On Thursday, Dec. 5, 1963, Arthur Inman, one of the most bizarre Americans in the history of the Republic, went into his toilet carrying a Colt revolver. The latest in a lifelong string of crises, real or imagined, to cause Inman to despair was rising outside his old haunt in Boston's Back Bay. "The Prudential Tower," he had told his diary, "is 28 stories into the sky, soon will be goosing God." He had fled to Brookline to escape the din of construction, taking with him the noises in his head, and now he was over the edge. "This is being horrible beyond the credible," he wrote on Dec. 5. "Twelve divisions of migraines." Then he killed himself.
For Inman's widow Evelyn, settling the man's affairs was a trying task. More than anything else, he had wanted his diary published. He had commenced it on Dec. 27, 1918. It began, "Am I now very much interested in Genghis Khan?" Inman had a soft spot for brutes, his diary would reveal--all 17 million words, all 155 volumes. It took the late Evelyn Inman (she died last June) and two other trustees of his estate until 1977 to secure a publisher. Harvard University Press accepted the diarist's tonnage, then engaged Daniel Aaron, professor of English and American literature, to make sense of it. Aaron's distillation is just out; it runs to 850,000 words, costs $39.95 and weighs 5lbs.

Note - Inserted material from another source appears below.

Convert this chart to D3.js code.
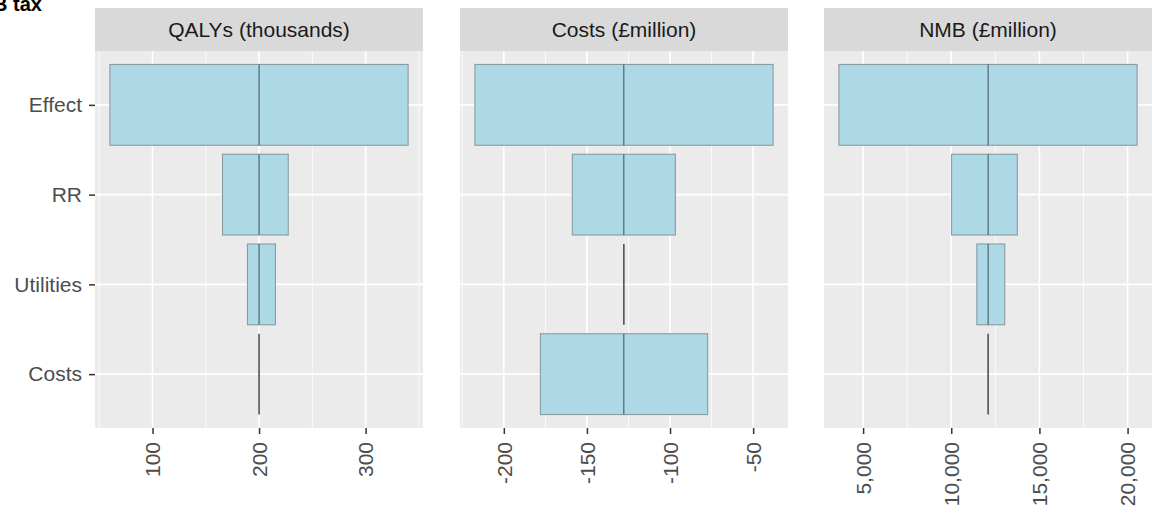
<!DOCTYPE html>
<html>
<head>
<meta charset="utf-8">
<script src="https://cdn.jsdelivr.net/npm/d3@7"></script>
<style>
html,body{margin:0;padding:0;background:#fff;}
svg{display:block;font-family:"Liberation Sans",Arial,Helvetica,sans-serif;}
</style>
</head>
<body>
<svg id="chart" width="1152" height="513"></svg>
<script>
// ---- data ----
const categories = ["Effect", "RR", "Utilities", "Costs"];
const panelTitles = ["QALYs (thousands)", "Costs (£million)", "NMB (£million)"];
const baseValues = [200, -127.8, 12090];
const qalyLow  = [60.0, 165.7, 189.1, 200];
const qalyHigh = [339.9, 227.4, 215.4, 200];
const costLow  = [-217.4, -158.8, -127.8, -178.0];
const costHigh = [-38.0, -96.8, -127.8, -77.4];
const nmbLow   = [3627, 10017, 11452, 12090];
const nmbHigh  = [20540, 13746, 13034, 12090];
const qalyTicks = [100, 200, 300];
const costTicks = [-200, -150, -100, -50];
const nmbTicks  = [5000, 10000, 15000, 20000];
const qalyTickLabels = ["100", "200", "300"];
const costTickLabels = ["-200", "-150", "-100", "-50"];
const nmbTickLabels  = ["5,000", "10,000", "15,000", "20,000"];
const titleText = "B tax";

const panels = [
  {title: panelTitles[0], base: baseValues[0], low: qalyLow, high: qalyHigh, ticks: qalyTicks, labels: qalyTickLabels},
  {title: panelTitles[1], base: baseValues[1], low: costLow, high: costHigh, ticks: costTicks, labels: costTickLabels},
  {title: panelTitles[2], base: baseValues[2], low: nmbLow, high: nmbHigh, ticks: nmbTicks, labels: nmbTickLabels}
];

// ---- layout ----
const svg = d3.select("#chart");
const panelLefts = [95, 460, 824];
const panelW = 328;
const stripTop = 8, stripBottom = 51, plotBottom = 428;
const fontSize = 21;

svg.append("text")
  .attr("x", -7).attr("y", 11)
  .attr("font-size", 20).attr("font-weight", "bold")
  .attr("fill", "#000")
  .text(titleText);

// y scale (discrete, ggplot expansion 0.6)
const yCont = d3.scaleLinear().domain([0.4, 4.6]).range([stripBottom, plotBottom]);
const yPos = c => yCont(categories.indexOf(c) + 1);
const halfBand = 0.45;

panels.forEach((p, pi) => {
  const x0 = panelLefts[pi];
  const g = svg.append("g");
  const allVals = p.low.concat(p.high, [p.base]);
  const mn = d3.min(allVals), mx = d3.max(allVals);
  const ex = (mx - mn) * 0.05;
  const x = d3.scaleLinear().domain([mn - ex, mx + ex]).range([x0, x0 + panelW]);

  // strip
  g.append("rect").attr("x", x0).attr("y", stripTop).attr("width", panelW).attr("height", stripBottom - stripTop).attr("fill", "#D9D9D9");
  g.append("text").attr("x", x0 + panelW / 2).attr("y", (stripTop + stripBottom) / 2)
    .attr("dy", "0.35em").attr("text-anchor", "middle").attr("font-size", fontSize).attr("fill", "#1A1A1A").text(p.title);

  // panel background
  g.append("rect").attr("x", x0).attr("y", stripBottom).attr("width", panelW).attr("height", plotBottom - stripBottom).attr("fill", "#EBEBEB");

  // minor grid
  const step = p.ticks[1] - p.ticks[0];
  const minors = [];
  for (let i = -1; i < p.ticks.length; i++) {
    const v = p.ticks[0] + step * i + step / 2;
    if (v >= x.domain()[0] && v <= x.domain()[1]) minors.push(v);
  }
  g.selectAll(".minor").data(minors).join("line")
    .attr("x1", d => x(d)).attr("x2", d => x(d)).attr("y1", stripBottom).attr("y2", plotBottom)
    .attr("stroke", "#fff").attr("stroke-width", 0.8);
  // major grid
  g.selectAll(".majx").data(p.ticks).join("line")
    .attr("x1", d => x(d)).attr("x2", d => x(d)).attr("y1", stripBottom).attr("y2", plotBottom)
    .attr("stroke", "#fff").attr("stroke-width", 1.6);
  g.selectAll(".majy").data(categories).join("line")
    .attr("x1", x0).attr("x2", x0 + panelW).attr("y1", d => yPos(d)).attr("y2", d => yPos(d))
    .attr("stroke", "#fff").attr("stroke-width", 1.6);

  // bars
  const rows = categories.map((c, i) => ({c, lo: Math.min(p.low[i], p.high[i]), hi: Math.max(p.low[i], p.high[i])}));
  g.selectAll(".bar").data(rows.filter(r => r.hi > r.lo)).join("rect")
    .attr("x", d => x(d.lo)).attr("width", d => x(d.hi) - x(d.lo))
    .attr("y", d => yCont(categories.indexOf(d.c) + 1 - halfBand))
    .attr("height", d => yCont(categories.indexOf(d.c) + 1 + halfBand) - yCont(categories.indexOf(d.c) + 1 - halfBand))
    .attr("fill", "#ADD8E6").attr("stroke", "#8A9CA2").attr("stroke-width", 1.1);
  // base lines
  g.selectAll(".base").data(rows).join("line")
    .attr("x1", x(p.base)).attr("x2", x(p.base))
    .attr("y1", d => yCont(categories.indexOf(d.c) + 1 - halfBand))
    .attr("y2", d => yCont(categories.indexOf(d.c) + 1 + halfBand))
    .attr("stroke", d => d.hi > d.lo ? "#3E4F54" : "#4A5558").attr("stroke-width", d => d.hi > d.lo ? 1 : 1.6);

  // x axis
  const ax = g.append("g").attr("transform", `translate(0,${plotBottom})`)
    .call(d3.axisBottom(x).tickValues(p.ticks).tickFormat((d, i) => p.labels[i]).tickSize(6).tickPadding(6));
  ax.select(".domain").remove();
  ax.selectAll(".tick line").attr("stroke", "#333").attr("stroke-width", 1.5);
  ax.selectAll(".tick text")
    .attr("font-size", fontSize).attr("fill", "#4D4D4D").attr("font-family", "'Liberation Sans', Arial, sans-serif")
    .attr("transform", "rotate(-90)").attr("text-anchor", "end")
    .attr("x", -14).attr("y", 0).attr("dy", "0.35em");

  // y axis only on first panel
  if (pi === 0) {
    const yBand = d3.scaleOrdinal().domain(categories).range(categories.map(c => yPos(c)));
    const ay = g.append("g").attr("transform", `translate(${x0},0)`)
      .call(d3.axisLeft(yBand).tickSize(6).tickPadding(7));
    ay.select(".domain").remove();
    ay.selectAll(".tick line").attr("stroke", "#333").attr("stroke-width", 1.5);
    ay.selectAll(".tick text").attr("font-size", fontSize).attr("fill", "#4D4D4D")
      .attr("font-family", "'Liberation Sans', Arial, sans-serif");
  }
});
</script>
</body>
</html>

What an odd duck to have legs, as Madison Avenue puts it when a product moves briskly. The two-volume set, entitled The Inman Diary: A Public and Private Confession, has had steady sales and is going into a third printing, which for a book this size and cost is unusual. It has been reviewed favorably all over the block. David Herbert Donald, a Pulitzer-prizewinning historian, calls it "the most remarkable diary ever published by an American." The thing puts people in mind of Pepys, Proust, Rousseau, all manner of citadels of personal penmanship. There is movie talk.
What is not mentioned enough, however, is Professor Aaron, who spent these past seven years inside the tortured mind of the megalomaniacal bigot misogynist Peeping Tom hypochondriac called Arthur Inman. In his fulminations, Inman addresses the editor who would not come along until twelve years after his death; he bullies, wheedles, whines, pleads. Then along comes Aaron, who responds to the dead diarist--and in so doing becomes a flesh-and-blood character. Inman says at one point that "a diary expurgated and deleted is a eunuch of a diary." Aaron says at another, "Oh, for God's sake, Arthur, SHUT UP!"

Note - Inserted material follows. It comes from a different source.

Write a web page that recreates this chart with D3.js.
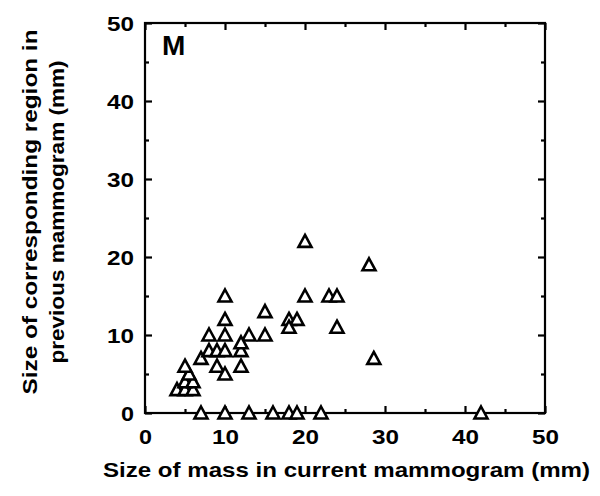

Aaron, 73, a bike in his office, pipe in his mouth, tweeds on his back, speaks in perfect paragraphs: "I took it on at first for the money. Then I became stuck, absorbed, caught up in it. I got to know him and his world in a way I know of nothing else, no other society. And while I disliked him intensely--I couldn't be further away from his political, economic, nearly all his attitudes--I became fascinated by his unique opportunity to indulge himself in a way no one else could. He was a voyeur, yes, a sadist, among other things, but he had his humanities, his generosities. You have to read the whole diary through. You begin by despising him and end up sympathizing, even admiring him--while not embracing his attitudes."